Documenti e conservazione digitale: quando è obbligatoria?
Conservazione digitale e documenti a cui si applica
La conservazione digitale non rappresenta solo un processo di gestione dei documenti ma sta diventando a tutti gli effetti un vero e proprio obbligo a cui aziende e enti devono provvedere. I benefici della digitalizzazione sono molteplici, a cominciare da una migliorata efficienza complessiva, tuttavia per molti rappresenta una novità con cui bisogna in tutti i modi fare i conti e familiarizzare.
La conservazione digitale dei documenti (come spiegato sul sito di Savino Solution), in particolare è divenuta obbligatoria per alcune categorie specifiche di documenti, ovvero i contratti con firma digitale, le fatture elettroniche, e i messaggi inviati con PEC.
In generale, possiamo affermare che le aziende sono tenute a conservare digitalmente tutti quei documenti che possono essere soggetti a controlli o contestazioni da parte di funzionari o enti.
Dal punto di vista strettamente legislativo, si parla di conservazione digitale a norma, quando sono salvati tutti i documenti fiscali e amministrativi, così da non incorrere in problematiche relative alla validità. Per fare qualche esempio, documenti sanitari, modelli F23 e F24, avvisi di consegna, bilanci di esercizio e dichiarazioni fiscali, rientrano tutti a far parte delle categorie obbligatorie.
Contratti digitali e documentazione informatica
Secondo le Linee Guida sulla Conservazione e Gestione fissate dall’Agenzia per l’Italia Digitale, il documento informatico ha validità solo ed esclusivamente quando contiene una firma digitale o è comunque possibile risalire al suo autore.
Non solo, la conservazione elettronica dei documenti contabili è effettiva quando si riscontra integrità, sicurezza e immodificabilità nel tempo.
Quando invece si parla di contratto informatico, si intende uno specifico scritto, siglato da tutti quelli in causa attraverso l’utilizzo della sola strumentazione informatica. Il suo scopo è quello di rendere il flusso di lavoro più veloce e lineare, oltre all’effettivo risparmio tipico della gestione della documentazione elettronica. Grazie all’utilizzo della conservazione sostitutiva dei documenti contabili per esempio, si possono difatti automatizzare i processi, così da rendere alcune attività burocratiche molto più snelle e veloci.

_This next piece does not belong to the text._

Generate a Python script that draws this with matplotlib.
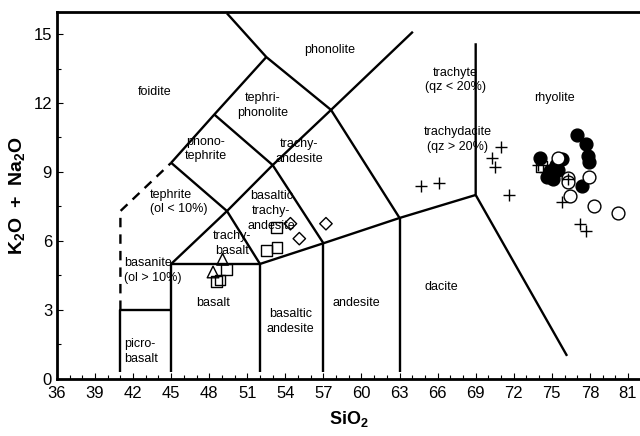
import matplotlib.pyplot as plt
from matplotlib.ticker import MultipleLocator

plt.rcParams['font.family'] = ['Liberation Sans', 'DejaVu Sans']
plt.rcParams['mathtext.fontset'] = 'custom'
plt.rcParams['mathtext.rm'] = 'Liberation Sans'
plt.rcParams['mathtext.bf'] = 'Liberation Sans:bold'

# TAS field boundaries (SiO2, K2O + Na2O)
solid_lines = [
    [(41, 0.3), (41, 3), (45, 3)],
    [(45, 0.3), (45, 5), (52, 5), (52, 0.3)],
    [(52, 5), (57, 5.9), (63, 7), (69, 8)],
    [(57, 0.3), (57, 5.9)],
    [(63, 0.3), (63, 7)],
    [(76.2, 1.0), (69, 8), (69, 14.6)],
    [(45, 5), (49.4, 7.3), (53, 9.3), (57.6, 11.7), (64.05, 15.1)],
    [(45, 9.4), (48.4, 11.5), (52.5, 14)],
    [(45, 9.4), (49.4, 7.3), (52, 5)],
    [(48.4, 11.5), (53, 9.3), (57, 5.9)],
    [(49.4, 15.9), (52.5, 14), (57.6, 11.7), (63, 7)],
]
dashed_lines = [
    [(41, 3), (41, 7.3), (45, 9.4)],
]

# sample data
plus_x = [64.7, 66.1, 71.0, 70.3, 70.5, 71.6, 75.8, 77.2, 77.7, 73.9, 74.5, 76.3]
plus_y = [8.4, 8.5, 10.1, 9.6, 9.2, 8.0, 7.7, 6.75, 6.45, 9.3, 9.0, 8.7]

filled_x = [76.95, 77.7, 77.85, 77.95, 74.1, 74.85, 75.1, 75.5, 75.8, 77.35, 75.3, 74.6]
filled_y = [10.6, 10.2, 9.7, 9.45, 9.6, 9.05, 8.7, 9.1, 9.55, 8.4, 9.3, 8.8]

open_x = [75.5, 76.25, 76.3, 76.4, 77.9, 78.35, 80.2]
open_y = [9.6, 8.75, 8.55, 7.95, 8.8, 7.5, 7.2]

square_x = [53.3, 52.5, 53.35, 49.35, 48.85, 48.6, 74.2, 74.7]
square_y = [6.6, 5.6, 5.7, 4.75, 4.3, 4.25, 9.25, 9.05]

diamond_x = [54.4, 55.1, 57.2]
diamond_y = [6.75, 6.1, 6.75]

triangle_x = [49.05, 48.3]
triangle_y = [5.2, 4.65]

labels = [
    (43.7, 12.5, 'foidite', 'center'),
    (57.5, 14.3, 'phonolite', 'center'),
    (52.2, 11.9, 'tephri-\nphonolite', 'center'),
    (47.7, 10.0, 'phono-\ntephrite', 'center'),
    (67.4, 13.0, 'trachyte\n(qz < 20%)', 'center'),
    (67.6, 10.4, 'trachydacite\n(qz > 20%)', 'center'),
    (75.2, 12.2, 'rhyolite', 'center'),
    (55.1, 9.9, 'trachy-\nandesite', 'center'),
    (52.9, 7.3, 'basaltic\ntrachy-\nandesite', 'center'),
    (43.3, 7.7, 'tephrite\n(ol < 10%)', 'left'),
    (41.3, 4.7, 'basanite\n(ol > 10%)', 'left'),
    (49.8, 5.9, 'trachy-\nbasalt', 'center'),
    (48.3, 3.3, 'basalt', 'center'),
    (41.3, 1.2, 'picro-\nbasalt', 'left'),
    (54.4, 2.5, 'basaltic\nandesite', 'center'),
    (59.6, 3.3, 'andesite', 'center'),
    (66.3, 4.0, 'dacite', 'center'),
]

fig = plt.figure(figsize=(6.4, 4.36), dpi=100)
ax = fig.add_axes([0.089, 0.131, 0.911, 0.841])

for line in solid_lines:
    xs, ys = zip(*line)
    ax.plot(xs, ys, color='black', lw=1.7, solid_capstyle='butt', zorder=2)
for line in dashed_lines:
    xs, ys = zip(*line)
    ax.plot(xs, ys, color='black', lw=1.7, ls=(0, (4, 3)), zorder=2)

for x, y, s, ha in labels:
    ax.text(x, y, s, ha=ha, va='center', fontsize=9, linespacing=1.3, zorder=3)

ax.scatter(filled_x, filled_y, s=85, c='black', marker='o', zorder=4)
ax.scatter(open_x, open_y, s=85, facecolors='white', edgecolors='black', linewidths=1, marker='o', zorder=4)
ax.scatter(square_x, square_y, s=60, facecolors='none', edgecolors='black', linewidths=1, marker='s', zorder=5)
ax.scatter(diamond_x, diamond_y, s=40, facecolors='none', edgecolors='black', linewidths=1, marker='D', zorder=5)
ax.scatter(triangle_x, triangle_y, s=70, facecolors='none', edgecolors='black', linewidths=1, marker='^', zorder=5)
ax.scatter(plus_x, plus_y, s=80, c='black', marker='+', linewidths=1, zorder=6)

ax.set_xlim(36, 81.95)
ax.set_ylim(0, 15.95)
ax.xaxis.set_major_locator(MultipleLocator(3))
ax.xaxis.set_minor_locator(MultipleLocator(1))
ax.yaxis.set_major_locator(MultipleLocator(3))
ax.yaxis.set_minor_locator(MultipleLocator(1.5))
ax.tick_params(which='both', direction='in', labelsize=12, width=0.8)
ax.tick_params(which='major', length=4)
ax.tick_params(which='minor', length=3)
ax.tick_params(axis='x', pad=5)

ax.spines['right'].set_visible(False)
for side in ['left', 'bottom', 'top']:
    ax.spines[side].set_linewidth(2)

ax.set_xlabel(r'$\mathbf{SiO_2}$', fontsize=13, labelpad=6)
ax.set_ylabel(r'$\mathbf{K_2O\ +\ Na_2O}$', fontsize=14, labelpad=5)

fig.savefig('out.png', dpi=100)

Conservazione digitale: come applicarla?
Nel contesto della conservazione digitale, è importante ancora una volta sottolineare che essa si diversifica dall’archiviazione. Quest’ultima infatti si riferisce solamente alla memorizzazione di contenuti ed indica un’operazione che non viene regolamentata da nessuna legge, ma consiste solo nella protezione di dati ritenuti importanti dal lavoratore stesso.
La conservazione dei documenti digitali invece abbraccia tutte le attività progettate per conservare nel tempo specifici documenti, così da garantirne sempre l’accesso ai dati e comprovarne veridicità, autenticità, integrità e reperibilità.
Si tratta di un’operazione operata dall’Agenzia Italiana Digitale che impone anche degli step successivi alla conservazione, come la redazione di un Manuale di Conservazione da presentare alle autorità competenti, che illustri le misure di sicurezza adottate dall’azienda.
In sintesi, possiamo riassumere il processo di conservazione digitale come segue.
1. Al documento informatico vengono associati i metadati, i quali rappresentano le informazione che permettono di comprendere la struttura del contenuto così da riprodurlo fedelmente in forma digitale;
2. alle informazioni ottenuti si aggiunge il Pacchetto di Versamento, ovvero l’insieme dei dati da conservare che permettono di mettere insieme più file relativi ad una specifica pratica,
3. il Responsabile della Conservazione appone firma digitale e marca temporale, in modo da creare il cosiddetto Pacchetto di Archiviazione finale;
4. il documento conservato, viene certificato e aggiornato periodicamente, e deve poter essere presentato alle autorità su richiesta in qualsiasi momento.